■ Task requirements
Reproduce the listing below exactly, beginning with its first line and ending with the line that holds "(title) at (792,72)"; pictures are not part of the copy.

■ Collected material
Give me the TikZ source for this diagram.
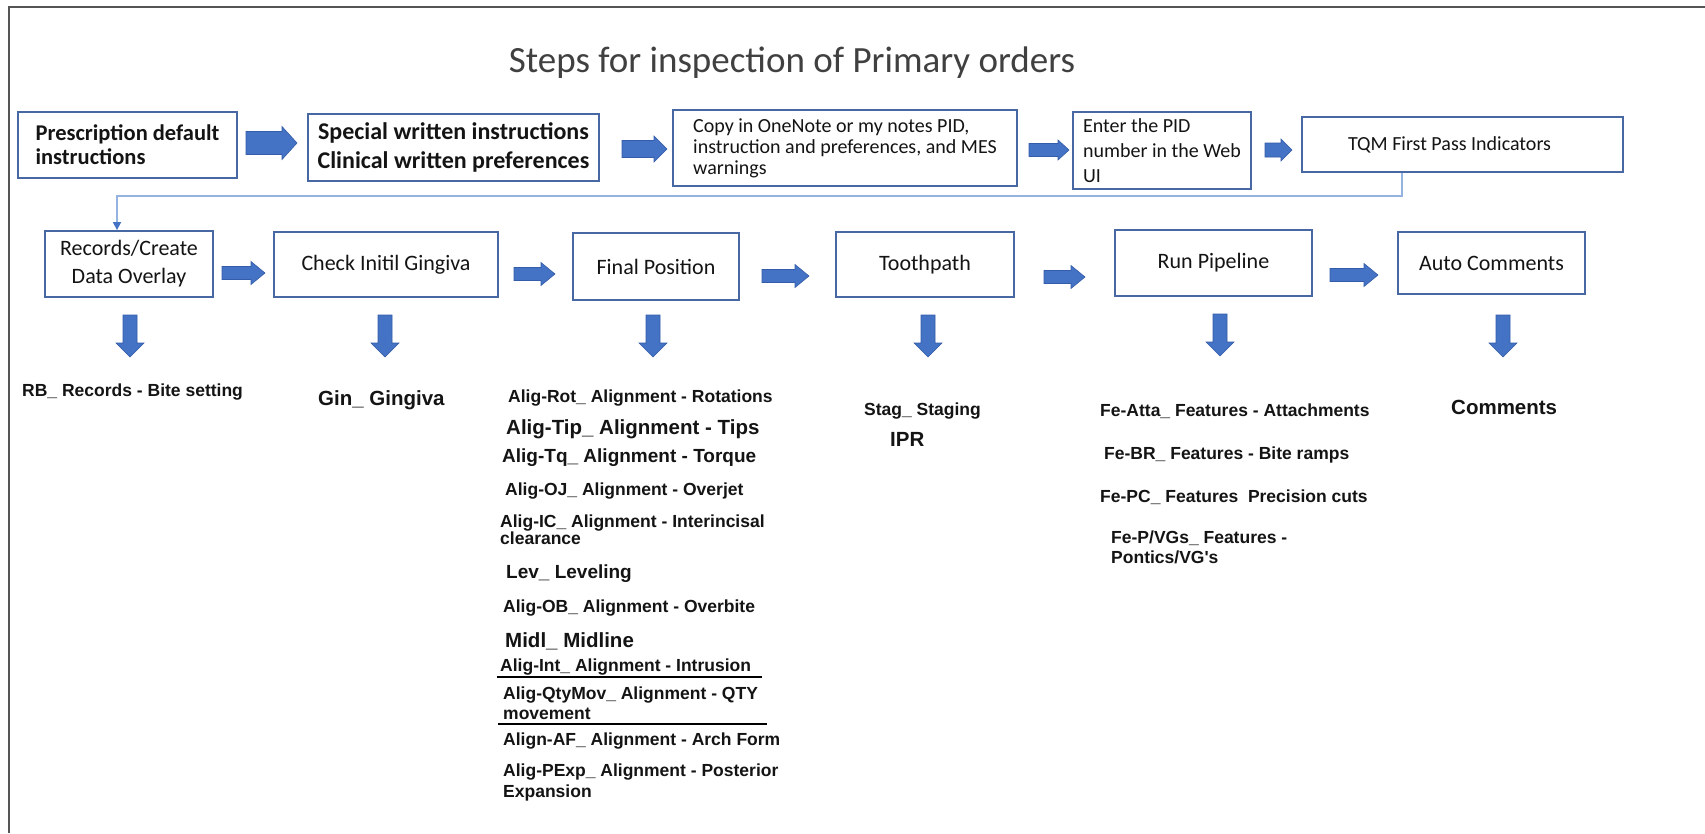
\documentclass[tikz,border=0pt]{standalone}
\usepackage{fontspec}
\setmainfont{Carlito}
\newfontfamily\arialf{Liberation Sans}
\usetikzlibrary{arrows.meta}

\definecolor{boxline}{RGB}{72,104,164}
\definecolor{arrowfill}{RGB}{68,114,196}
\definecolor{arrowedge}{RGB}{52,92,168}
\definecolor{connline}{RGB}{150,178,225}
\definecolor{framegray}{RGB}{85,85,85}
\definecolor{titlegray}{RGB}{64,64,64}
\definecolor{ink}{RGB}{20,20,20}

% right-pointing block arrow: x from #1 to #2 at height #3,
% shaft half-height #4, head half-height #5, head length #6
\newcommand{\harrow}[6]{%
  \filldraw[blockarrow] (#1,#3-#4) -- (#2-#6,#3-#4) -- (#2-#6,#3-#5) -- (#2,#3)
    -- (#2-#6,#3+#5) -- (#2-#6,#3+#4) -- (#1,#3+#4) -- cycle;}
% downward block arrow in column #1, from y #2 to y #3
\newcommand{\varrow}[3]{%
  \filldraw[blockarrow] (#1-7,#2) -- (#1+7,#2) -- (#1+7,#3-14) -- (#1+14,#3-14)
    -- (#1,#3) -- (#1-14,#3-14) -- (#1-7,#3-14) -- cycle;}

\begin{document}
\begin{tikzpicture}[x=1pt, y=-1pt, line join=miter,
  box/.style={draw=boxline, line width=1.8pt, fill=white, inner sep=0pt, text=ink},
  blockarrow/.style={fill=arrowfill, draw=arrowedge, line width=0.6pt},
  conn/.style={draw=connline, line width=1.6pt},
  item/.style={anchor=base west, inner sep=0pt, text=ink,
    font=\arialf\bfseries\fontsize{17.5}{18}\selectfont},
  miditem/.style={item, font=\arialf\bfseries\fontsize{19}{20}\selectfont},
  bigitem/.style={item, font=\arialf\bfseries\fontsize{20.5}{22}\selectfont},
  rule/.style={draw=black, line width=1.8pt}]

\useasboundingbox (0,0) rectangle (1705,833);
\fill[white] (0,0) rectangle (1705,833);

% page frame (left and top edges)
\draw[framegray, line width=2.6pt] (9,833) -- (9,7) -- (1705,7);

% title
\node[font=\fontsize{37}{40}\selectfont, text=titlegray, anchor=base, inner sep=0pt]
  (title) at (792,72) {Steps for inspection of Primary orders};

% first row of steps
\node[box, minimum width=219pt, minimum height=66pt, align=left,
  font=\bfseries\fontsize{22.5}{24}\selectfont] (b1) at (127.5,145)
  {Prescription default\\instructions};
\node[box, minimum width=291pt, minimum height=67pt, align=center,
  font=\bfseries\fontsize{24}{29}\selectfont] (b2) at (453.5,147.5)
  {Special written instructions\\Clinical written preferences};
\node[box, minimum width=344pt, minimum height=76pt, align=left,
  font=\fontsize{20}{21}\selectfont] (b3) at (845,148)
  {Copy in OneNote or my notes PID,\\instruction and preferences, and MES\\warnings};
\node[box, minimum width=178pt, minimum height=77pt, align=left,
  font=\fontsize{20}{25}\selectfont] (b4) at (1162,150.5)
  {Enter the PID\\number in the Web\\UI};
\node[box, minimum width=321pt, minimum height=55pt,
  font=\fontsize{20}{22}\selectfont] (b5) at (1462.5,144.5)
  {TQM First Pass Indicators\hspace*{26pt}};

\harrow{246}{297}{143}{11.5}{16.5}{15}
\harrow{622}{667}{149}{8.5}{13}{13}
\harrow{1029}{1069}{150}{6.5}{10}{11}
\harrow{1265}{1292}{150}{7}{11}{11}

% second row of steps
\node[box, minimum width=168pt, minimum height=66pt, align=center,
  font=\fontsize{22}{28}\selectfont] (b6) at (129,264) {Records/Create\\Data Overlay};
\node[box, minimum width=224pt, minimum height=65pt,
  font=\fontsize{22}{26}\selectfont] (b7) at (386,264.5) {Check Initil Gingiva};
\node[box, minimum width=166pt, minimum height=67pt,
  font=\fontsize{22}{26}\selectfont] (b8) at (656,266.5) {Final Position};
\node[box, minimum width=178pt, minimum height=65pt,
  font=\fontsize{22}{26}\selectfont] (b9) at (925,264.5) {Toothpath};
\node[box, minimum width=197pt, minimum height=66pt,
  font=\fontsize{22}{26}\selectfont] (b10) at (1213.5,263) {Run Pipeline};
\node[box, minimum width=187pt, minimum height=62pt,
  font=\fontsize{22}{26}\selectfont] (b11) at (1491.5,263) {Auto Comments};

\harrow{222}{265}{273}{6.5}{11.5}{14}
\harrow{514}{555}{274}{6.5}{11.5}{14}
\harrow{762}{809}{276}{6.5}{11.5}{14}
\harrow{1044}{1085}{277}{6.5}{11.5}{14}
\harrow{1330}{1378}{275}{6.5}{11.5}{14}

% link from the end of the first row to the start of the second
\coordinate (k1) at (1402,196);
\coordinate (k2) at (117,196);
\draw[conn, -{Triangle[length=8pt,width=8pt,color=arrowfill]}]
  (b5.south -| k1) -- (k1) -- (k2) -- (b6.north -| k2);

% arrows down to the check lists
\varrow{130}{315}{357}
\varrow{385}{315}{357}
\varrow{653}{315}{357}
\varrow{928}{315}{357}
\varrow{1220}{314}{356}
\varrow{1503}{315}{357}

% check lists
\node[item] (rb) at (22,396) {RB\_ Records - Bite setting};
\node[bigitem] (gin) at (318,405) {Gin\_ Gingiva};

\node[item] (rot) at (508,402) {Alig-Rot\_ Alignment - Rotations};
\node[bigitem] (tip) at (506,434) {Alig-Tip\_ Alignment - Tips};
\node[miditem] (tq) at (502,462) {Alig-Tq\_ Alignment - Torque};
\node[item] (oj) at (505,495) {Alig-OJ\_ Alignment - Overjet};
\node[item] (ic) at (500,527) {Alig-IC\_ Alignment - Interincisal};
\node[item] (ic2) at (500,544) {clearance};
\node[miditem] (lev) at (506,578) {Lev\_ Leveling};
\node[item] (ob) at (503,612) {Alig-OB\_ Alignment - Overbite};
\node[bigitem] (midl) at (505,647) {Midl\_ Midline};
\node[item] (int) at (500,671) {Alig-Int\_ Alignment - Intrusion};
\draw[rule] (497,677) -- (762,677);
\node[item] (qty) at (503,699) {Alig-QtyMov\_ Alignment - QTY};
\node[item] (qty2) at (503,719) {movement};
\draw[rule] (498,724) -- (767,724);
\node[item] (af) at (503,745) {Align-AF\_ Alignment - Arch Form};
\node[item] (pexp) at (503,776) {Alig-PExp\_ Alignment - Posterior};
\node[item] (pexp2) at (503,797) {Expansion};

\node[item] (stag) at (864,415) {Stag\_ Staging};
\node[bigitem] (ipr) at (890,446) {IPR};

\node[item] (atta) at (1100,416) {Fe-Atta\_ Features - Attachments};
\node[item] (br) at (1104,459) {Fe-BR\_ Features - Bite ramps};
\node[item] (pc) at (1100,502) {Fe-PC\_ Features\ \ Precision cuts};
\node[item] (pvg) at (1111,543) {Fe-P/VGs\_ Features -};
\node[item] (pvg2) at (1111,563) {Pontics/VG's};

\node[bigitem] (comm) at (1451,414) {Comments};

\end{tikzpicture}
\end{document}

■ Written reply
Give me the TikZ source for this diagram.
\documentclass[tikz,border=0pt]{standalone}
\usepackage{fontspec}
\setmainfont{Carlito}
\newfontfamily\arialf{Liberation Sans}
\usetikzlibrary{arrows.meta}

\definecolor{boxline}{RGB}{72,104,164}
\definecolor{arrowfill}{RGB}{68,114,196}
\definecolor{arrowedge}{RGB}{52,92,168}
\definecolor{connline}{RGB}{150,178,225}
\definecolor{framegray}{RGB}{85,85,85}
\definecolor{titlegray}{RGB}{64,64,64}
\definecolor{ink}{RGB}{20,20,20}

% right-pointing block arrow: x from #1 to #2 at height #3,
% shaft half-height #4, head half-height #5, head length #6
\newcommand{\harrow}[6]{%
  \filldraw[blockarrow] (#1,#3-#4) -- (#2-#6,#3-#4) -- (#2-#6,#3-#5) -- (#2,#3)
    -- (#2-#6,#3+#5) -- (#2-#6,#3+#4) -- (#1,#3+#4) -- cycle;}
% downward block arrow in column #1, from y #2 to y #3
\newcommand{\varrow}[3]{%
  \filldraw[blockarrow] (#1-7,#2) -- (#1+7,#2) -- (#1+7,#3-14) -- (#1+14,#3-14)
    -- (#1,#3) -- (#1-14,#3-14) -- (#1-7,#3-14) -- cycle;}

\begin{document}
\begin{tikzpicture}[x=1pt, y=-1pt, line join=miter,
  box/.style={draw=boxline, line width=1.8pt, fill=white, inner sep=0pt, text=ink},
  blockarrow/.style={fill=arrowfill, draw=arrowedge, line width=0.6pt},
  conn/.style={draw=connline, line width=1.6pt},
  item/.style={anchor=base west, inner sep=0pt, text=ink,
    font=\arialf\bfseries\fontsize{17.5}{18}\selectfont},
  miditem/.style={item, font=\arialf\bfseries\fontsize{19}{20}\selectfont},
  bigitem/.style={item, font=\arialf\bfseries\fontsize{20.5}{22}\selectfont},
  rule/.style={draw=black, line width=1.8pt}]

\useasboundingbox (0,0) rectangle (1705,833);
\fill[white] (0,0) rectangle (1705,833);

% page frame (left and top edges)
\draw[framegray, line width=2.6pt] (9,833) -- (9,7) -- (1705,7);

% title
\node[font=\fontsize{37}{40}\selectfont, text=titlegray, anchor=base, inner sep=0pt]
  (title) at (792,72) {Steps for inspection of Primary orders};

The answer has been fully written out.